WHAT IS BEING ASKED:
Return the lines that follow, exactly as they appear, from the first through the one containing "ax = fig.add_axes([0.0079, 0.0377, 0.79, 0.632])"; no pictures are to be included.

--- START SOURCE DATA ---

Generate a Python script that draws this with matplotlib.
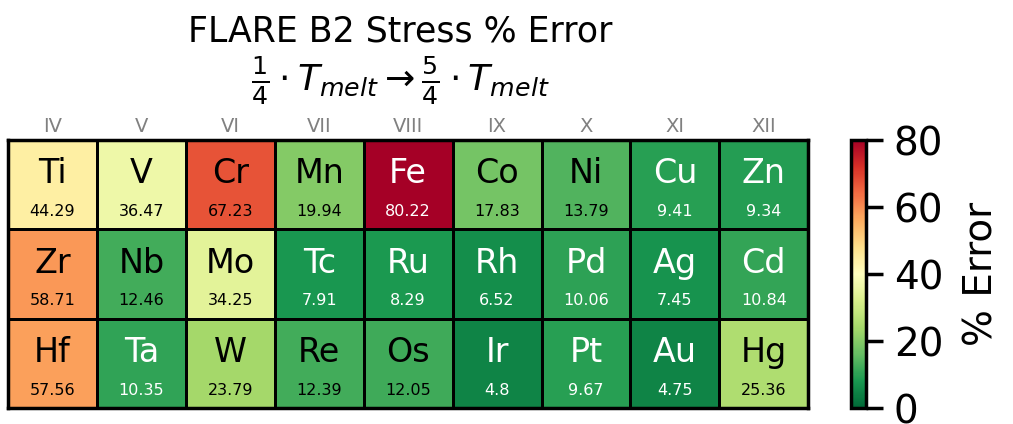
import matplotlib
matplotlib.use("Agg")
import matplotlib.pyplot as plt
import numpy as np

# periodic table block, rows = periods 4-6, cols = groups IV..XII
groups = ["IV", "V", "VI", "VII", "VIII", "IX", "X", "XI", "XII"]
row4 = ["Ti", "V", "Cr", "Mn", "Fe", "Co", "Ni", "Cu", "Zn"]
row5 = ["Zr", "Nb", "Mo", "Tc", "Ru", "Rh", "Pd", "Ag", "Cd"]
row6 = ["Hf", "Ta", "W", "Re", "Os", "Ir", "Pt", "Au", "Hg"]
err4 = [44.29, 36.47, 67.23, 19.94, 80.22, 17.83, 13.79, 9.41, 9.34]
err5 = [58.71, 12.46, 34.25, 7.91, 8.29, 6.52, 10.06, 7.45, 10.84]
err6 = [57.56, 10.35, 23.79, 12.39, 12.05, 4.8, 9.67, 4.75, 25.36]

symbols = [row4, row5, row6]
errors = np.array([err4, err5, err6])

fig = plt.figure(figsize=(10.13, 4.24), dpi=100)
ax = fig.add_axes([0.0079, 0.0377, 0.79, 0.632])

mesh = ax.pcolormesh(errors, cmap="RdYlGn_r", vmin=0, vmax=80,
                     edgecolors="black", linewidth=2)
ax.set_xlim(0, 9)
ax.set_ylim(3, 0)
ax.set_xticks([])
ax.set_yticks([])
for s in ax.spines.values():
    s.set_linewidth(2.5)

for r in range(3):
    for c in range(9):
        v = errors[r, c]
        col = "white" if (v < 11 or v > 75) else "black"
        ax.text(c + 0.5, r + 0.38, symbols[r][c], ha="center", va="center",
                fontsize=24, color=col)
        ax.text(c + 0.5, r + 0.8, str(v), ha="center", va="center",
                fontsize=11.5, color=col)

for c, g in enumerate(groups):
    ax.text(c + 0.5, -0.05, g, ha="center", va="bottom", fontsize=14,
            color="gray")

fig.text(0.395, 0.925, "FLARE B2 Stress % Error", ha="center", va="center",
         fontsize=25)
fig.text(0.395, 0.81, r"$\frac{1}{4}\cdot T_{melt} \rightarrow \frac{5}{4}\cdot T_{melt}$",
         ha="center", va="center", fontsize=26)

cax = fig.add_axes([0.840, 0.0377, 0.0148, 0.632])
cb = fig.colorbar(mesh, cax=cax)
cb.set_ticks([0, 20, 40, 60, 80])
cb.ax.tick_params(labelsize=28, width=2.5, length=12, pad=8)
cb.outline.set_linewidth(2.5)
cb.set_label("% Error", fontsize=28, labelpad=14)

fig.savefig("out.png", dpi=100)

--- END SOURCE DATA ---

THE REPLY:
Generate a Python script that draws this with matplotlib.
import matplotlib
matplotlib.use("Agg")
import matplotlib.pyplot as plt
import numpy as np

# periodic table block, rows = periods 4-6, cols = groups IV..XII
groups = ["IV", "V", "VI", "VII", "VIII", "IX", "X", "XI", "XII"]
row4 = ["Ti", "V", "Cr", "Mn", "Fe", "Co", "Ni", "Cu", "Zn"]
row5 = ["Zr", "Nb", "Mo", "Tc", "Ru", "Rh", "Pd", "Ag", "Cd"]
row6 = ["Hf", "Ta", "W", "Re", "Os", "Ir", "Pt", "Au", "Hg"]
err4 = [44.29, 36.47, 67.23, 19.94, 80.22, 17.83, 13.79, 9.41, 9.34]
err5 = [58.71, 12.46, 34.25, 7.91, 8.29, 6.52, 10.06, 7.45, 10.84]
err6 = [57.56, 10.35, 23.79, 12.39, 12.05, 4.8, 9.67, 4.75, 25.36]

symbols = [row4, row5, row6]
errors = np.array([err4, err5, err6])

fig = plt.figure(figsize=(10.13, 4.24), dpi=100)
ax = fig.add_axes([0.0079, 0.0377, 0.79, 0.632])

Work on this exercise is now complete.